AIM OF THE EXERCISE:
Leaving out every picture, copy the lines of the data exactly, from the first through the line containing "const yMin = 0.6, yMax".
● ● ● ● ●
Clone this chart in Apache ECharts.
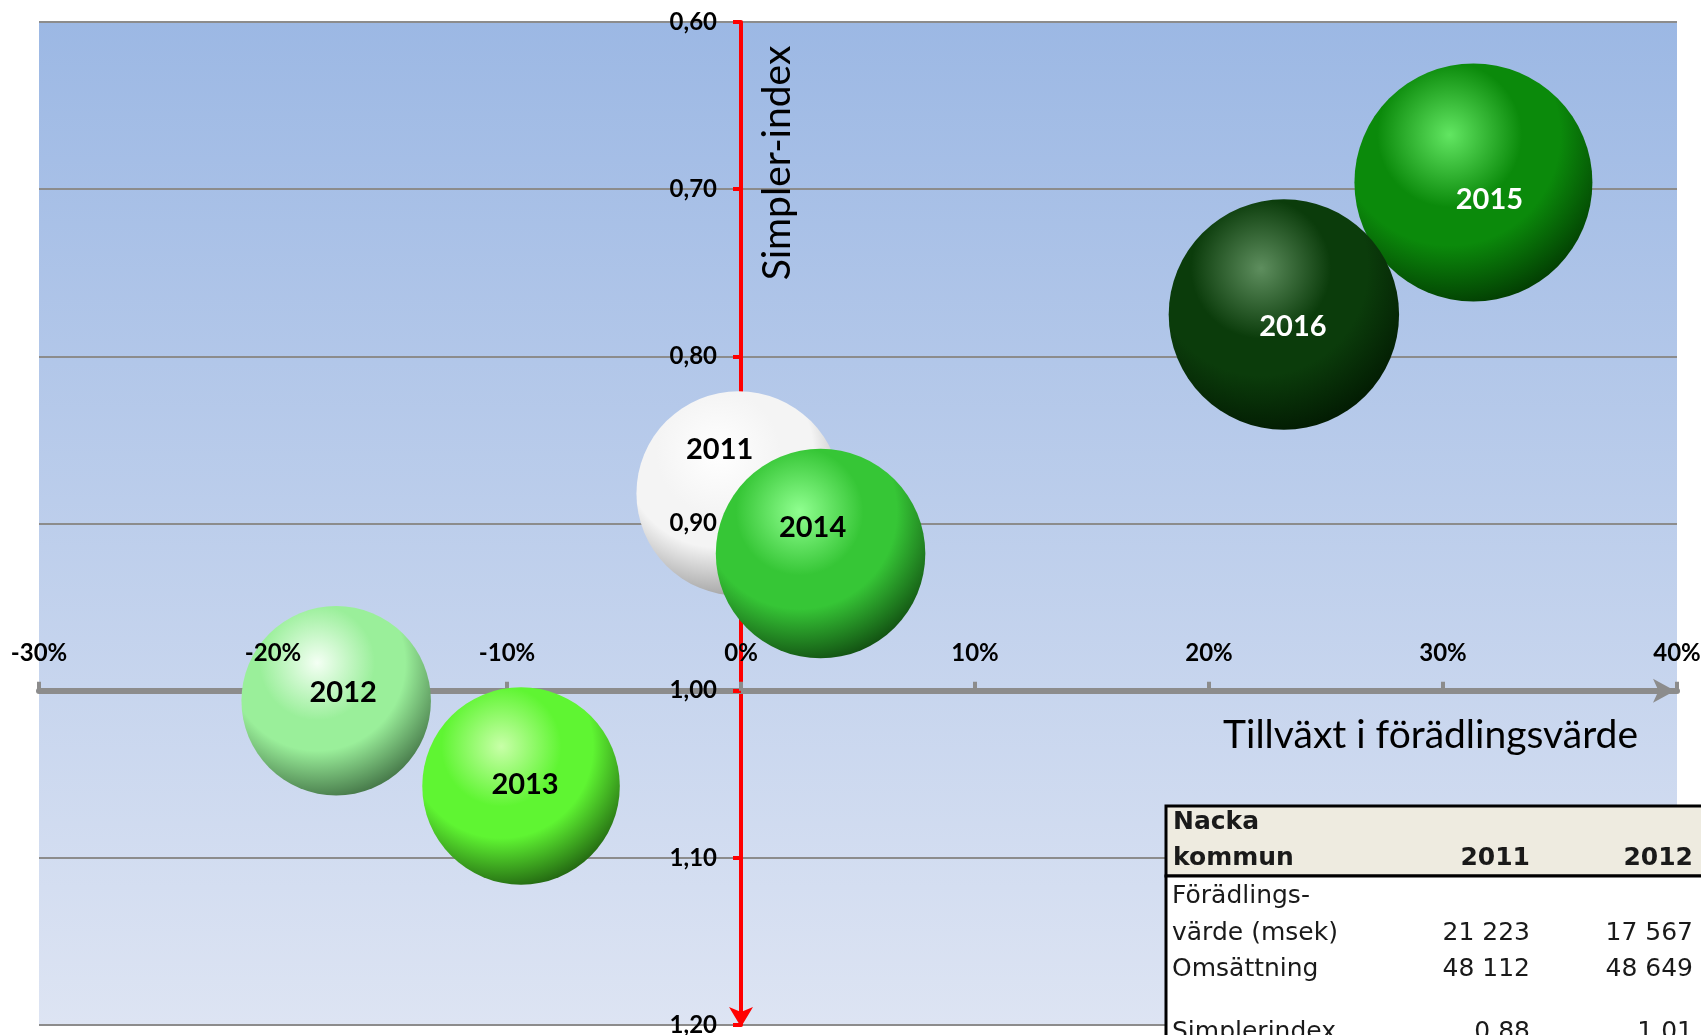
<!DOCTYPE html>
<html>
<head>
<meta charset="utf-8">
<script src="https://cdn.jsdelivr.net/npm/echarts@6.0.0/dist/echarts.min.js"></script>
<style>
  html, body { margin: 0; padding: 0; background: #fff; }
  #chart { width: 1701px; height: 1035px; }
</style>
</head>
<body>
<div id="chart"></div>
<script>
// data
const years = ['2011', '2012', '2013', '2014', '2015', '2016'];
const tillvaxt = [-0.1, -17.3, -9.4, 3.4, 31.3, 23.2];          // % growth in förädlingsvärde
const simplerIndex = [0.882, 1.006, 1.057, 0.918, 0.696, 0.775];
const bubbleValue = [73.8, 63.4, 68.9, 77.5, 100, 93.7];        // relative bubble area

const xMin = -30, xMax = 40, xStep = 10;
const yMin = 0.6, yMax = 1.2, yStep = 0.1, yCross = 1.0;

const tableYears = ['2011', '2012'];
const tableHead = ['Nacka', 'kommun'];
const tableLabels = [['Förädlings-', 'värde (msek)'], ['Omsättning'], ['Simplerindex']];
const tableValues = [['21 223', '17 567'], ['48 112', '48 649'], ['0,88', '1,01']];

// look of each bubble
const bubbleLook = [
  { hl: '#ffffff', mid: '#f4f4f4', edge: '#888888', text: '#000', offset: [-19, -44] },
  { hl: '#f4fff4', mid: '#9aef9a', edge: '#2e5632', text: '#000', offset: [7, -8] },
  { hl: '#c8ffa8', mid: '#5ff532', edge: '#123f08', text: '#000', offset: [4, -1] },
  { hl: '#90ff90', mid: '#36c636', edge: '#083008', text: '#000', offset: [-8, -26] },
  { hl: '#62e662', mid: '#0b8a0b', edge: '#002800', text: '#fff', offset: [16, 17] },
  { hl: '#5e8e5e', mid: '#0b3c0b', edge: '#001200', text: '#fff', offset: [9, 12] }
];

const MAX_R = 119;
const FONT = 'Lato, "Open Sans", sans-serif';
const TFONT = '"DejaVu Sans", Verdana, sans-serif';

const chart = echarts.init(document.getElementById('chart'));

const points = years.map((y, i) => ({
  name: y,
  value: [tillvaxt[i], simplerIndex[i] - yCross, bubbleValue[i]],
  itemStyle: {
    opacity: 1,
    color: {
      type: 'radial', x: 0.4, y: 0.3, r: 0.8,
      colorStops: [
        { offset: 0, color: bubbleLook[i].hl },
        { offset: 0.38, color: bubbleLook[i].mid },
        { offset: 0.58, color: bubbleLook[i].mid },
        { offset: 1, color: bubbleLook[i].edge }
      ]
    }
  },
  label: { color: bubbleLook[i].text, offset: bubbleLook[i].offset }
}));

const yFmt = v => (yCross + v).toFixed(2).replace('.', ',');

const xBase = { type: 'value', min: xMin, max: xMax, interval: xStep, position: 'bottom', splitLine: { show: false } };
const yBase = { type: 'value', min: yMin - yCross, max: yMax - yCross, interval: yStep, inverse: true, position: 'left' };

// table graphics
const tx = 1166, ty = 806, headH = 70;
const col1 = 1530, col2 = 1693;
const tableEls = [
  { type: 'rect', z: 30, shape: { x: tx, y: ty, width: 600, height: headH }, style: { fill: '#eeebe0', stroke: '#000', lineWidth: 3 } },
  { type: 'rect', z: 30, shape: { x: tx, y: ty + headH, width: 600, height: 300 }, style: { fill: '#fff', stroke: '#000', lineWidth: 3 } }
];
const txt = (text, x, y, align, bold) => ({
  type: 'text', x: x, y: y, z: 31,
  style: { text: text, fontFamily: TFONT, fontSize: 25, fontWeight: bold ? 'bold' : 'normal', fill: '#1a1a1a', align: align, verticalAlign: 'middle' }
});
tableEls.push(txt(tableHead[0], tx + 7, 822, 'left', true));
tableEls.push(txt(tableHead[1], tx + 7, 858, 'left', true));
tableEls.push(txt(tableYears[0], col1, 858, 'right', true));
tableEls.push(txt(tableYears[1], col2, 858, 'right', true));
const lineYs = [[896, 933], [969], [1032]];
tableLabels.forEach((lines, r) => {
  lines.forEach((l, k) => tableEls.push(txt(l, tx + 6, lineYs[r][k], 'left', false)));
  const vy = lineYs[r][lineYs[r].length - 1];
  tableEls.push(txt(tableValues[r][0], col1, vy, 'right', false));
  tableEls.push(txt(tableValues[r][1], col2, vy, 'right', false));
});

const grid = { left: 39, right: 24, top: 22, bottom: 10 };

chart.setOption({
  animation: false,
  grid: Object.assign({}, grid, {
    outerBoundsMode: 'none',
    containLabel: false,
    show: true, borderWidth: 0,
    backgroundColor: {
      type: 'linear', x: 0, y: 0, x2: 0, y2: 1,
      colorStops: [{ offset: 0, color: '#9cb8e4' }, { offset: 1, color: '#dde4f3' }]
    }
  }),
  xAxis: [
    Object.assign({}, xBase, {
      z: 0,
      axisLine: { onZero: true, symbol: ['none', 'arrow'], symbolSize: [18, 22], symbolOffset: [0, -2], lineStyle: { color: '#8c8c8c', width: 6 } },
      axisTick: { show: true, inside: true, length: 9, lineStyle: { color: '#8c8c8c', width: 4 } },
      axisLabel: { show: false }
    }),
    // labels only, drawn above the bubbles
    Object.assign({}, xBase, {
      z: 10,
      axisLine: { show: false, onZero: false },
      axisTick: { show: false },
      axisLabel: { inside: true, margin: 25, formatter: v => v + '%', fontFamily: FONT, fontWeight: 'bold', fontSize: 24, color: '#000' }
    })
  ],
  yAxis: [
    Object.assign({}, yBase, {
      z: 0,
      axisLine: { onZero: true, symbol: ['arrow', 'none'], symbolSize: [18, 20], symbolOffset: [-2, 0], lineStyle: { color: '#ff0000', width: 4 } },
      axisTick: { show: true, length: 8, lineStyle: { color: '#ff0000', width: 4 } },
      axisLabel: { show: false },
      splitLine: { show: true, lineStyle: { color: '#8c8c8c', width: 2 } }
    }),
    Object.assign({}, yBase, {
      z: 10,
      axisLine: { show: false, onZero: false },
      axisTick: { show: false },
      splitLine: { show: false },
      axisLabel: { margin: 24, formatter: yFmt, fontFamily: FONT, fontWeight: 'bold', fontSize: 24, color: '#000' }
    })
  ],
  series: [{
    type: 'scatter',
    xAxisIndex: 0, yAxisIndex: 0,
    z: 3,
    symbol: 'circle',
    symbolSize: v => 2 * MAX_R * Math.sqrt(v[2] / 100),
    itemStyle: { opacity: 1 },
    label: { show: true, position: 'inside', formatter: '{b}', fontFamily: FONT, fontWeight: 'bold', fontSize: 29 },
    data: points
  }],
  graphic: [
    { type: 'text', x: 777, y: 163, rotation: Math.PI / 2, z: 20,
      style: { text: 'Simpler-index', fontFamily: FONT, fontSize: 39, fill: '#000', align: 'center', verticalAlign: 'middle' } },
    { type: 'text', x: 1638, y: 735, z: 20,
      style: { text: 'Tillväxt i förädlingsvärde', fontFamily: FONT, fontSize: 39, fill: '#000', align: 'right', verticalAlign: 'middle' } },
    { type: 'group', children: tableEls }
  ]
});

// move the label axes onto the crossing point (x = 0 %, y = 1,00)
const zero = chart.convertToPixel({ gridIndex: 0 }, [0, 0]);
const gridBottomY = chart.getHeight() - grid.bottom;
chart.setOption({
  xAxis: [{}, { offset: zero[1] - gridBottomY }],
  yAxis: [{}, { offset: grid.left - zero[0] }]
});
</script>
</body>
</html>
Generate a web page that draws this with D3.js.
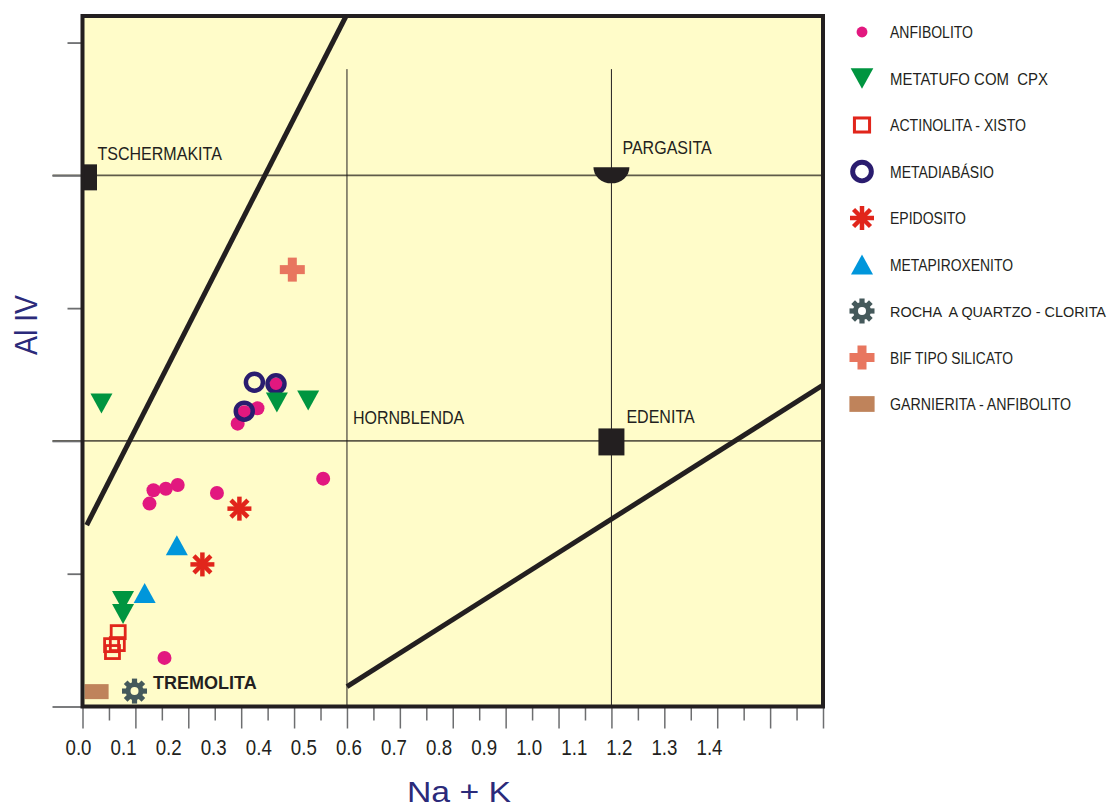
● ● ● ● ●
COMPLETE OUTPUT:
Clone this chart in Apache ECharts.
<!DOCTYPE html>
<html>
<head>
<meta charset="utf-8">
<script src="https://cdn.jsdelivr.net/npm/echarts@6.0.0/dist/echarts.min.js"></script>
<style>
  html, body { margin: 0; padding: 0; background: #fff; }
  #chart { width: 1701px; height: 1035px; }
</style>
</head>
<body>
<div id="chart"></div>
<script>
// data
const years = ['2011', '2012', '2013', '2014', '2015', '2016'];
const tillvaxt = [-0.1, -17.3, -9.4, 3.4, 31.3, 23.2];          // % growth in förädlingsvärde
const simplerIndex = [0.882, 1.006, 1.057, 0.918, 0.696, 0.775];
const bubbleValue = [73.8, 63.4, 68.9, 77.5, 100, 93.7];        // relative bubble area

const xMin = -30, xMax = 40, xStep = 10;
const yMin = 0.6, yMax = 1.2, yStep = 0.1, yCross = 1.0;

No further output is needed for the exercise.